The Jerusalem Kollel
- Formation: 2002
- Type: Kollel
- Purpose: Jewish Leadership
- Location: 140 מעגלי הרי"ם לוין, Sanhedria Murchevet, Jerusalem;
- Members: 80+
- Official language: English, Hebrew,
- Dean: Rabbi Yitzchak Berkovits
- Staff: 15-20
- Website: www.thejerusalemkollel.com

= The Jerusalem Kollel =

The Jerusalem Kollel is a rabbinic education program with the stated goal of training kollel couples to assume positions of leadership in Jewish communities worldwide.
The intensive 3-year program covers the laws of Shabbat, Nidah, and Issur v'Heteras well as a large body of other legal areas and in addition to Jewish Philosophy and Ethics. There is also an additional training component which includes such areas as public speaking, rabbinic counselling, kashrus, non-profit management among other things.

Established in the autumn of the Jewish calendar year 5762 (2002), the kollel opened with twenty young men. As of 2022, the Kollel maintained a student body of approximately 60 handpicked couples and had placed over 300 alumni in positions of community leadership throughout the world.

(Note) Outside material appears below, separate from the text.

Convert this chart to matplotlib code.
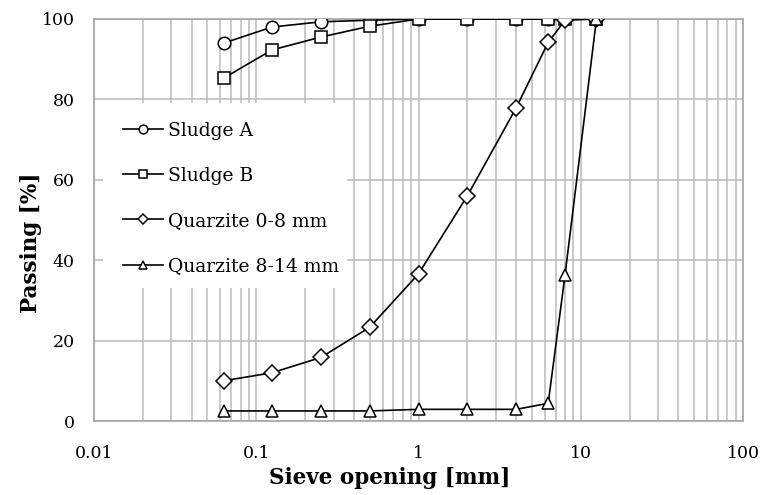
import matplotlib
matplotlib.use('Agg')
from matplotlib import pyplot as plt
from matplotlib.patches import Rectangle

# sieve openings [mm]
sieve = [0.063, 0.125, 0.25, 0.5, 1, 2, 4, 6.3, 8, 12.5]

sludge_a = [94.0, 98.0, 99.3, 99.7, 100, 100, 100, 100, 100, 100]
sludge_b = [85.3, 92.3, 95.5, 98.2, 100, 100, 100, 100, 100, 100]
quarz_0_8 = [10.0, 12.0, 15.8, 23.3, 36.6, 56.0, 77.9, 94.2, 99.7, 100]
quarz_8_14 = [2.5, 2.5, 2.5, 2.5, 2.9, 2.9, 2.9, 4.4, 36.3, 100]

series = [
    ('Sludge A', sludge_a, 'o'),
    ('Sludge B', sludge_b, 's'),
    ('Quarzite 0-8 mm', quarz_0_8, 'D'),
    ('Quarzite 8-14 mm', quarz_8_14, '^'),
]

plt.rcParams['font.family'] = ['DejaVu Serif']

fig = plt.figure(figsize=(7.6, 4.95), dpi=100)
ax = fig.add_axes([94 / 760, 74 / 495, 649 / 760, 402 / 495])

for name, vals, mk in series:
    ms = 8 if mk == 'D' else 9
    ax.plot(sieve, vals, color='black', lw=1.2, marker=mk, ms=ms,
            mfc='white', mec='black', mew=1.1, label=name, zorder=3)

ax.set_xscale('log')
ax.set_xlim(0.01, 100)
ax.set_ylim(0, 100)
ax.set_yticks([0, 20, 40, 60, 80, 100])
ax.set_xticks([0.01, 0.1, 1, 10, 100])
ax.set_xticklabels(['0.01', '0.1', '1', '10', '100'])

ax.set_axisbelow(True)
ax.grid(which='major', color='#bfbfbf', lw=1.2)
ax.grid(which='minor', axis='x', color='#bfbfbf', lw=1.2)
for s in ax.spines.values():
    s.set_color('#a6a6a6')
    s.set_linewidth(1.2)
ax.tick_params(which='both', length=0)
ax.tick_params(axis='x', pad=17, labelsize=12.5)
ax.tick_params(axis='y', pad=14, labelsize=12.5)

# white area behind the legend
ax.add_patch(Rectangle((0.014, 0.331), 0.376, 0.46, transform=ax.transAxes,
                       facecolor='white', edgecolor='none', zorder=1))

ax.legend(loc='upper left', bbox_to_anchor=(0.045, 0.745), frameon=False,
          fontsize=13.5, borderpad=0, borderaxespad=0, handlelength=2.13,
          handletextpad=0.27, labelspacing=1.45, markerscale=0.7)

ax.set_xlabel('Sieve opening [mm]', fontsize=15.5, fontweight='bold')
ax.set_ylabel('Passing [%]', fontsize=15.5, fontweight='bold')
ax.xaxis.set_label_coords(0.456, -0.115)
ax.yaxis.set_label_coords(-0.08, 0.443)

fig.savefig('out.png', dpi=100)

The Dean of the Kollel is Rabbi Yitzchak Berkovits, a respected advisor on contemporary halachic issues, especially for Jerusalem’s English-speaking haredi community. Rabbi Berkovits was a student of the Mir yeshiva (Jerusalem) and served as Menahel Ruchani of Yeshivas Aish HaTorah in Jerusalem for 16 years, before helping to start the JK. In August 2019, he was named rosh yeshiva, of Yeshivas Aish HaTorah a position that had been vacant since the 2009 death of founding dean, Rabbi Noah Weinberg.

==Staff==
- Dean: Rabbi Yitchak Berkovits (Rosh Yeshivah - Aish Jerusalem; Nasi - AISH Global)
- CEO: Rabbi Yaakov Blackman (formerly Director of Education, Yeshivas Aish HaTorah)
- Director of Resource Development: Rabbi Josh Boretsky (formerly Director of the Jewel Women's educational program)

==Adjunct staff==

- Roshei Chabura
  - Rabbi Binyamin Feldman
  - Rabbi Gabi Kruskal
  - Rabbi Dovid Steinhauer
  - Rabbi Yosef Gollub
  - Rabbi Binyamin Goldberg
- Adjunct Staff (partial list for training program)
  - Rabbi Motti Berger (Senior Lecturer - Aish HaTorah)
  - Rabbi Aryeh Wolbe (Director of Torch, Houston)
  - Rabbi Yaakov Marcus (Senior Lecturer - Neve Yerushalayim)
  - Gedalya Rosen
  - Eliezer Blatt
  - Rabbi Mordechai Kuber
  - Dr. Hillel Davis
- Former Roshei Chabura
  - Rabbi Yehonason Gefen
  - Rabbi Yossi Stillerman
  - Rabbi Mattisyahu Friedman
The Women's Program is headed by Rebbetzin Chana Kalsmith.